# Weekly Competition Overall Scoring Rules



## Mike Hughey (Sep 16, 2014)

Here are the rules for determining the overall point scores for the Weekly Competitions here on Speedsolving.com, as given to me by Mats Bergsten, who does the weekly scoring:
(edit: new events added from Jan 2020)

In each event you get:
a. *Competition points*: one point for each competitor you beat
b. *Participation points*, which depend on the event according to the following list:

2x2x2: 2 points
3x3x3: 3 points
4x4x4: 4 points
5x5x5: 5 points
6x6x6: 6 points
7x7x7: 7 points
3x3x3 OH: 4 points
3x3x3 With Feet: 4 points
2x2x2 Blindfolded: 3 points
3x3x3 Blindfolded: 5 points
4x4x4 Blindfolded: 7 points
5x5x5 Blindfolded: 9 points
6x6x6 Blindfolded: 11 points
7x7x7 Blindfolded: 13 points
3x3x3 Multiple Blindfolded: 3 points + (2 points) * number of cubes attempted (max 10)
2x2x2 + 3x3x3 + 4x4x4 Relay: 2 points
2x2x2 + 3x3x3 + 4x4x4 + 5x5x5 Relay: 3 points
2x2x2 + 3x3x3 + 4x4x4 + 5x5x5 + 6x6x6 Relay: 4 points
2x2x2 + 3x3x3 + 4x4x4 + 5x5x5 + 6x6x6 + 7x7x7 Relay: 5 points
Mini Guildford: 4 points
3x3x3 Match the scramble: 4 points
Clock: 2 points
MegaMinx: 4 points
PyraMinx: 2 points
KiloMinx: 2 points
Skewb: 2 points
Square-1: 4 points
3x3x3 Fewest Moves: 10 points
Redi Cube: 3 points
Master Pyraminx: 4 points
15 Puzzle: 3 points
Speed Fewest Moves: 7 points
Mirror Blocks: 3 points
Curvy Copter: 5 points

Note that in blindfolded solves, you must either get a successful result, or attempt all scrambles for that event for a DNF result, in order to get participation points for that event.
Note that with 3x3x3 Multiple Blindfolded, you do not get the participation points for 2 * the number of cubes if your result is a DNF.

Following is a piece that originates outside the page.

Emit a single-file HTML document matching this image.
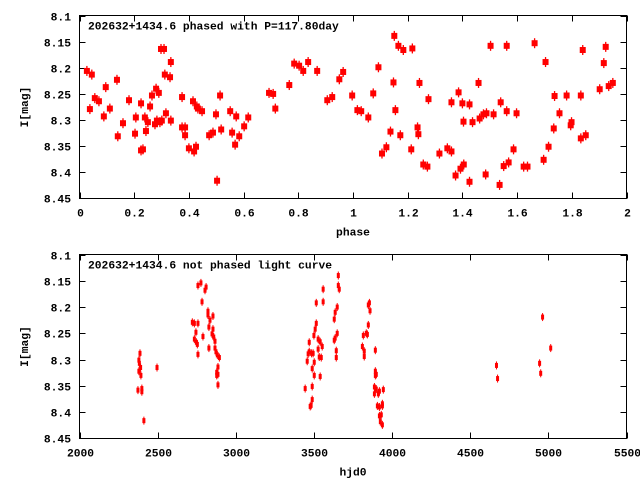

The points were originally assigned by Arnaud van Galen to attempt to represent the amount of effort (time) required to participate in each event. Thus, it is a reward for devoting effort to the competition.


----------



## ichcubegerne (Sep 22, 2014)

I know that I asked for this about 2 weeks ago and altough some people wouldn't be in the list, because they are not on the website, I think it would be nice, if there would be a new section at the (current) results for the contest results like a new event but with the contest results if you know what I mean (?)(Yes Im talking about http://www.speedsolving.com/competitions/ ). 
2 Weeks ago I didn't know how the results are made and now as I know it, I thought about this again.
Sorry if im annoying (and for some mistakes at grammar)...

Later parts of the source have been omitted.